A 42-year old Iraqi man working as a driving instructor in Phoenix, Arizonawas arrested last week as federal agents responded to an extradition request by the Iraqi government. The Iraqi government alleges that Ali Yousif Ahmed Al-Nouri was the “emir” of an Al Qaeda cell that specialized in assassinating Iraqi police in 2006, according to a now unsealed complaint written by the Assistant U.S. Attorney Todd Allison. The complaint cites evidence provided by the Iraqi government that Ahmed, as he is identified, participated in at least two killings of police officers in 2006.
Later that year one of the alleged cell members was captured by coalition forces and turned over to Iraqi custody, where he identified Ahmed as one of the cell members.
Ahmed came to the United States in 2008 as a refugee.
The arrest, which has received minimal press coverage, is a hammer blow to long running claims that U.S. vetting procedures for refugees are extensive and thorough. The quality of vetting conducted for those admitted to the United States became a major issue of the 2016 presidential campaign after President Donald Trump called for “extreme vetting” of refugees and other immigrants. The former Obama Administration Director for U.S. Citizenship and Immigration Services (UCIS) argued that the existing refugee screening system was sufficient to “identify any problematic history of an applicant.
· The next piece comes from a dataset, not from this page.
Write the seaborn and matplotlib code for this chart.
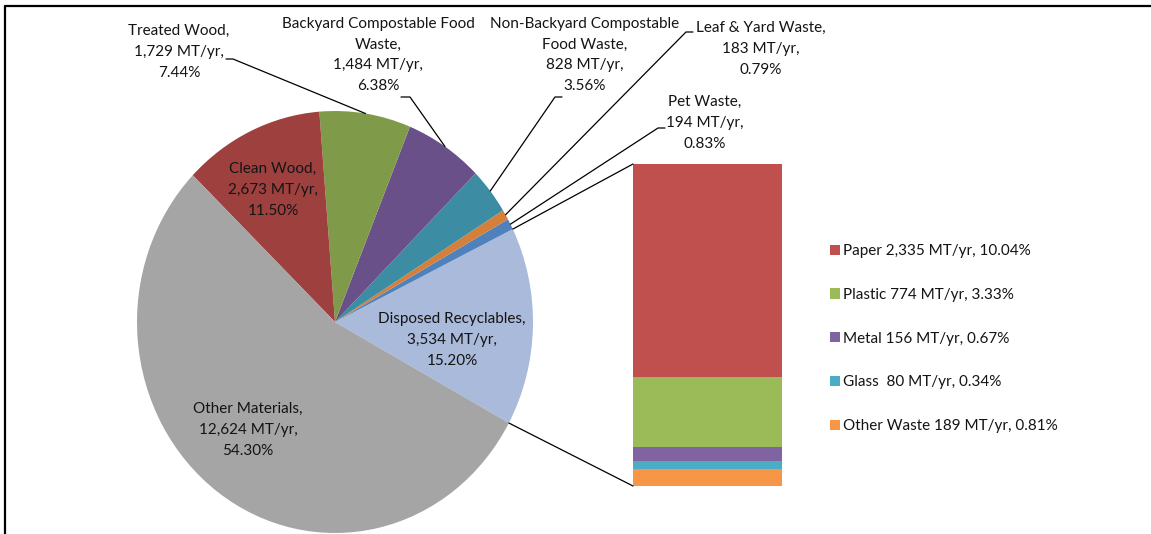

If the checks truly identify any “problematic history,” however, Ahmed’s background should have stood out, as allegations of his participation in Al Qaeda first surfaced in 2006, only two years before he relocated to the United States. In 2009, the FBI would arrest two Iraqi refugees in Bowling Green, Kentucky for their role in planting roadside IEDs killing U.S. troops. In 2011, the Iraqi refugee flow would be temporary halted due to concerns of security threats. In 2017, the FBI would say it was investigating “dozens” of similar cases.
Critics of the refugee vetting program have argued that DHS officers were prohibited from asking questions about a refugee applicant’s ideological views or membership in groups recognized as a conveyer belt to terrorism.
The Obama Administration also issued rules which focused on removing barriers to entry under the guise of speeding up visa processing. The Trump administration rescinded those rules in 2017 as part of the effort to beef up vetting.
While there is every indication that U.S. law enforcement acted swiftly and appropriately to address this case, it is a reminder that despite claims to the contrary, U.S. vetting for refugees has been far from fool-proof. The Trump Administration can and should note the Ali Yousif Ahmed Al-Nouri case as an argument in favor of continuing to enhance refugee screenings.